Wherever the word "this" turns up in a line of the entries, copy that line.

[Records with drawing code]
┄┄┄┄┄┄┄┄┄┄┄┄┄┄┄┄┄┄┄┄

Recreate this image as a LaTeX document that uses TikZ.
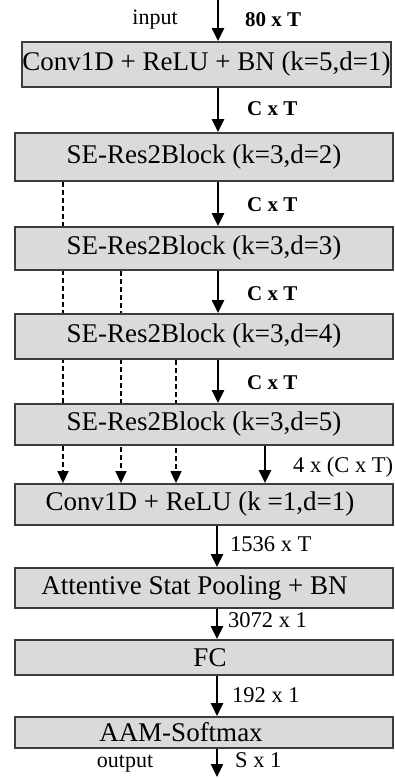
\documentclass[tikz,border=0pt]{standalone}
\usepackage{fontspec}
\setmainfont{Liberation Serif}
\usetikzlibrary{arrows.meta,backgrounds}
\definecolor{boxfill}{RGB}{218,218,218}
\definecolor{boxline}{RGB}{60,60,60}
\tikzset{
  block/.style={draw=boxline, line width=1.8pt, fill=boxfill, inner sep=0pt,
    minimum width=378pt, font=\fontsize{27}{31}\selectfont},
  flow/.style={line width=2.4pt, -{Triangle[width=12pt,length=13pt]}},
  skip/.style={line width=1.4pt, dash pattern=on 5pt off 3pt,
    -{Triangle[width=11pt,length=12pt]}},
  dim/.style={inner sep=0pt, anchor=base west, font=\fontsize{22.5}{26}\selectfont},
  dimb/.style={dim, font=\fontsize{21}{24}\selectfont\bfseries},
  io/.style={inner sep=0pt, anchor=base, font=\fontsize{22}{26}\selectfont}
}
\begin{document}
\begin{tikzpicture}[x=1pt,y=-1pt]
\useasboundingbox (0,0) rectangle (395,778);

% main blocks, top to bottom
\node[block, minimum width=367pt, minimum height=45pt] (b1) at (206.5,64.5) {Conv1D + ReLU + BN (k=5,d=1)};
\node[block, minimum height=48pt] (b2) at (204,157)   {SE-Res2Block (k=3,d=2)};
\node[block, minimum height=43pt] (b3) at (204,248.5) {SE-Res2Block (k=3,d=3)};
\node[block, minimum height=45pt] (b4) at (204,336.5) {SE-Res2Block (k=3,d=4)};
\node[block, minimum height=41pt] (b5) at (204,424.5) {SE-Res2Block (k=3,d=5)};
\node[block, minimum height=41pt] (b6) at (204,504.5) {\hspace*{-8pt}Conv1D + ReLU (k =1,d=1)};
\node[block, minimum height=40pt] (b7) at (204,588)   {\hspace*{-19pt}Attentive Stat Pooling + BN};
\node[block, minimum height=35pt] (b8) at (204,657.5) {\hspace*{12pt}FC};
\node[block, minimum height=31pt] (b9) at (204,732.5) {\hspace*{-46pt}AAM-Softmax};

% reference columns for the connectors
\coordinate (in)  at (218,0);
\coordinate (out) at (217,777);
\coordinate (s1) at (63,0);
\coordinate (s2) at (121,0);
\coordinate (s3) at (176,0);
\coordinate (cat) at (265,0);

% main path
\draw[flow] (in) -- (in |- b1.north);
\draw[flow] (b1.south -| in) -- (b2.north -| in);
\draw[flow] (b2.south -| in) -- (b3.north -| in);
\draw[flow] (b3.south -| in) -- (b4.north -| in);
\draw[flow] (b4.south -| in) -- (b5.north -| in);
\draw[flow] (b5.south -| cat) -- (b6.north -| cat);
\draw[flow] (b6.south -| out) -- (b7.north -| out);
\draw[flow] (b7.south -| out) -- (b8.north -| out);
\draw[flow] (b8.south -| out) -- (b9.north -| out);
\draw[flow] (b9.south -| out) -- (out);

% skip connections into the aggregation layer, passing behind the blocks
\begin{scope}[on background layer]
\draw[skip] (b2.south -| s1) -- (b6.north -| s1);
\draw[skip] (b3.south -| s2) -- (b6.north -| s2);
\draw[skip] (b4.south -| s3) -- (b6.north -| s3);
\end{scope}

% dimension labels
\node[io]   (lin)  at (155,25)  {input};
\node[dimb] (d0)   at (245,27)  {80 x T};
\node[dimb] (d1)   at (247,116) {C x T};
\node[dimb] (d2)   at (247,211) {C x T};
\node[dimb] (d3)   at (247,300) {C x T};
\node[dimb] (d4)   at (247,389) {C x T};
\node[dim]  (d5)   at (293,472) {4 x (C x T)};
\node[dim]  (d6)   at (230,551) {1536 x T};
\node[dim]  (d7)   at (228,627) {3072 x 1};
\node[dim]  (d8)   at (232,702) {192 x 1};
\node[io]   (lout) at (125,767) {output};
\node[dim]  (d9)   at (235,767) {S x 1};
\end{tikzpicture}
\end{document}
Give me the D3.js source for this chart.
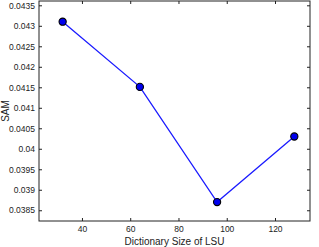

┄┄┄┄┄┄┄┄┄┄┄┄┄┄┄┄┄┄┄┄

▸ **Full response**:
Recreate this image as a LaTeX document that uses TikZ.
Give me the D3.js source for this chart.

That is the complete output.